Hey,
I’ve been recently hit with this issue: I have a very thin wrapper around Vector{T}
, let’s say it’s
struct MyVector{T} <: AbstractVector{T}
data::Vector{T}
end
# Array Interface
Base.size(v::MyVector) = size(v.data)
Base.IndexStyle(::Type{<:MyVector}) = IndexLinear()
Base.@propagate_inbounds Base.getindex(w::MyVector, n) = w.data[n]
It’s very common in my code to do a tight loops where I loop over mv = MyVector(...)
. recently I found that looping over mv.data
is much faster, and by much I mean 5×faster:
function testf(w::AbstractVector{<:Unsigned})
k = zero(UInt)
for i in w
isodd(i) && continue
k += i^2
end
return k
end
v = MyVector{UInt8}(rand(1:100, 1000));
using BenchmarkTools
@btime testf($v) # 768.257 ns (0 allocations: 0 bytes)
@btime testf($(v.data)) # 165.248 ns (0 allocations: 0 bytes)
Of course by inspecting @code_llvm
/ @code_native
it’s clear that this is due to the fact that the latter call vectorizes.
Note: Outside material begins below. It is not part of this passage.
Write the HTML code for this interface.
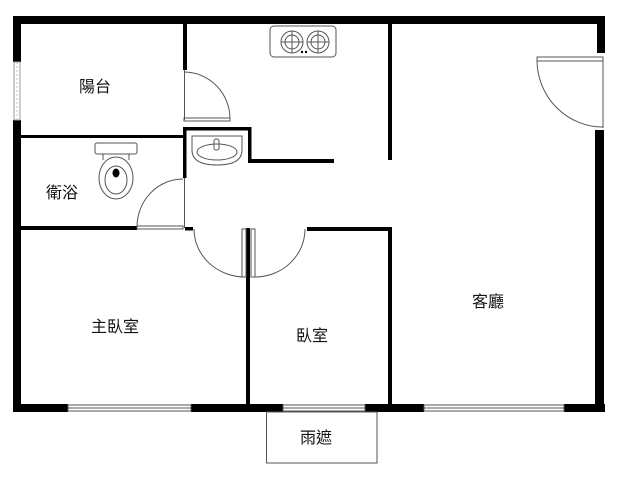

So here’s my question:
Is there an easy way to nudge llvm to emit vector instructions for loops over
MyVector
?
E.g. when I redefine
function Base.iterate(v::MyVector, s=0)
# (ab)using that eachindex(v) = Base.OneTo(1000)
s == length(v) && return nothing
return @inbounds v[s], s+1
end
I can recover
julia> @btime testf($v); # was: 768.257 ns (0 allocations: 0 bytes)
161.286 ns (0 allocations: 0 bytes)
julia> @btime testf($(v.data)); # was: 165.248 ns (0 allocations: 0 bytes)
162.222 ns (0 allocations: 0 bytes)
Is this the correct way to do so? My feel is that there should be a more generic way (but the default provided by Base
inhibits vectorization)…